Exercise task:
Stop after the line with "mut_err = [15, 21, 30, 2.6, 1.2, 3.8, 4, 96]": repeat exactly every line before it, beginning with the first, and that line itself.
# START OF Supplied material
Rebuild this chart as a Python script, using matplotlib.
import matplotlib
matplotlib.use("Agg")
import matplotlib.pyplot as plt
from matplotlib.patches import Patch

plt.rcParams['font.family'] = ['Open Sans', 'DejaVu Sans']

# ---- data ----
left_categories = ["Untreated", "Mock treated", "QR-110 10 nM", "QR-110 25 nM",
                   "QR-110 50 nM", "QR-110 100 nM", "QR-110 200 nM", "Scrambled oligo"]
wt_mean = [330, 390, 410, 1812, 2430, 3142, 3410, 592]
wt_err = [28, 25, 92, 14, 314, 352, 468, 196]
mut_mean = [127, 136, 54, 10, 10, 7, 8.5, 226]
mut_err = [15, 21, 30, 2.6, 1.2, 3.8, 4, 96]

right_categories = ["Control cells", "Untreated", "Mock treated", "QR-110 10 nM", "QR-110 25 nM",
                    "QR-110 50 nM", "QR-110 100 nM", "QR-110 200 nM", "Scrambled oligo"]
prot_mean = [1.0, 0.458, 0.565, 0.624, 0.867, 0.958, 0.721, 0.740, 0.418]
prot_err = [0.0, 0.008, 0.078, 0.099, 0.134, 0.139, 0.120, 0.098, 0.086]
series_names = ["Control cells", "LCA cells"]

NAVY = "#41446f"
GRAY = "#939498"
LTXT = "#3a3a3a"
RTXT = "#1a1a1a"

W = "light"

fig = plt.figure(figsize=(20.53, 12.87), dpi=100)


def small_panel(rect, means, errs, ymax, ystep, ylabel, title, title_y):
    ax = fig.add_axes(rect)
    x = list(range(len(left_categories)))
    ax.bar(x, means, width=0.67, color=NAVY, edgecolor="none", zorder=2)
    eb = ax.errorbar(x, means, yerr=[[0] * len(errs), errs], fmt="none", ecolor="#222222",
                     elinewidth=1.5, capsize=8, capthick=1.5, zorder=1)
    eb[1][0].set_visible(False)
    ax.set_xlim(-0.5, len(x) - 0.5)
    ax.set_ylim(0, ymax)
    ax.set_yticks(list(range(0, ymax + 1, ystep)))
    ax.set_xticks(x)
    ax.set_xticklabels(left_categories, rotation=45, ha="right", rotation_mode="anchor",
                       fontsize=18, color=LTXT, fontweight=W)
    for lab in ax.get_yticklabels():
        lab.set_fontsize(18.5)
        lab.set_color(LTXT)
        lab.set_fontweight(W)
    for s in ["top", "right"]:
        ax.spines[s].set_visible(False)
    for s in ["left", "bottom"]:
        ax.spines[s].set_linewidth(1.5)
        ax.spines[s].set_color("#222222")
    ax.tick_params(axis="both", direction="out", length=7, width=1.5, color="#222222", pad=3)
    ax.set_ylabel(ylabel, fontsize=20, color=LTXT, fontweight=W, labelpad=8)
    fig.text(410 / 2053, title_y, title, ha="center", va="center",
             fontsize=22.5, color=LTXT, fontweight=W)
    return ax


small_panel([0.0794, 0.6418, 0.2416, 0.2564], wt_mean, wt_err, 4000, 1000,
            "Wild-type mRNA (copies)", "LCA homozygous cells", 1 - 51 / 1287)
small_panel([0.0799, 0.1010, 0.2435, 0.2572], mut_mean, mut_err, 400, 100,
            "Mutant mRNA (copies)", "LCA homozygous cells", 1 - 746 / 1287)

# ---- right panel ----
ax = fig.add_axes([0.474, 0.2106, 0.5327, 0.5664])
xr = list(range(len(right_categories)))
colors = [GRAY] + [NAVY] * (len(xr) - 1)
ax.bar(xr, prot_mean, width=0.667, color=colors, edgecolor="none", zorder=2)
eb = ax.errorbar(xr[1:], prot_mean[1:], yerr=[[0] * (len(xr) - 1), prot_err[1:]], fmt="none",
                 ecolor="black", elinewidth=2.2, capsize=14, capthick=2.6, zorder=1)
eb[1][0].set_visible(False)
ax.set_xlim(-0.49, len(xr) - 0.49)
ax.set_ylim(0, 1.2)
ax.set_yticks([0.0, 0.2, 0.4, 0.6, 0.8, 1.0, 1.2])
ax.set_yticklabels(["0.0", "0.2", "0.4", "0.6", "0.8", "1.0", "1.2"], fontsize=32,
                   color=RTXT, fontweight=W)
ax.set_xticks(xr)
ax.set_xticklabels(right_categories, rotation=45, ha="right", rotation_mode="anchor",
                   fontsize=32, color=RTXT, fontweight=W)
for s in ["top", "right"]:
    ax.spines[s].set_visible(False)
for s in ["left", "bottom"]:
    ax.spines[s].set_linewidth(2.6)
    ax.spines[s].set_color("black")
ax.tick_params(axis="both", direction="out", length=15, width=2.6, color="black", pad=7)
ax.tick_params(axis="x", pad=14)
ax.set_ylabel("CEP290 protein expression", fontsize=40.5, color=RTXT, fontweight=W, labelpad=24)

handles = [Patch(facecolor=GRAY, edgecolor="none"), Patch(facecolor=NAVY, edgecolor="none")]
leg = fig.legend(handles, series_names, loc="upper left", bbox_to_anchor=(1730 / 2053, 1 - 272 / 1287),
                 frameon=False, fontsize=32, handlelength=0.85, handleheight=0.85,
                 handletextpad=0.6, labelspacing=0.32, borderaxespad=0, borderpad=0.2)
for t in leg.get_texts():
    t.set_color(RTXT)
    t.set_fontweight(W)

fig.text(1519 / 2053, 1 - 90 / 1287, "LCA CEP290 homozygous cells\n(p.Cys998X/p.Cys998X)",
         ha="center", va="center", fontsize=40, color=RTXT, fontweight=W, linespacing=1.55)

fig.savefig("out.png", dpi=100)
# END OF Supplied material
Task output:
Rebuild this chart as a Python script, using matplotlib.
import matplotlib
matplotlib.use("Agg")
import matplotlib.pyplot as plt
from matplotlib.patches import Patch

plt.rcParams['font.family'] = ['Open Sans', 'DejaVu Sans']

# ---- data ----
left_categories = ["Untreated", "Mock treated", "QR-110 10 nM", "QR-110 25 nM",
                   "QR-110 50 nM", "QR-110 100 nM", "QR-110 200 nM", "Scrambled oligo"]
wt_mean = [330, 390, 410, 1812, 2430, 3142, 3410, 592]
wt_err = [28, 25, 92, 14, 314, 352, 468, 196]
mut_mean = [127, 136, 54, 10, 10, 7, 8.5, 226]
mut_err = [15, 21, 30, 2.6, 1.2, 3.8, 4, 96]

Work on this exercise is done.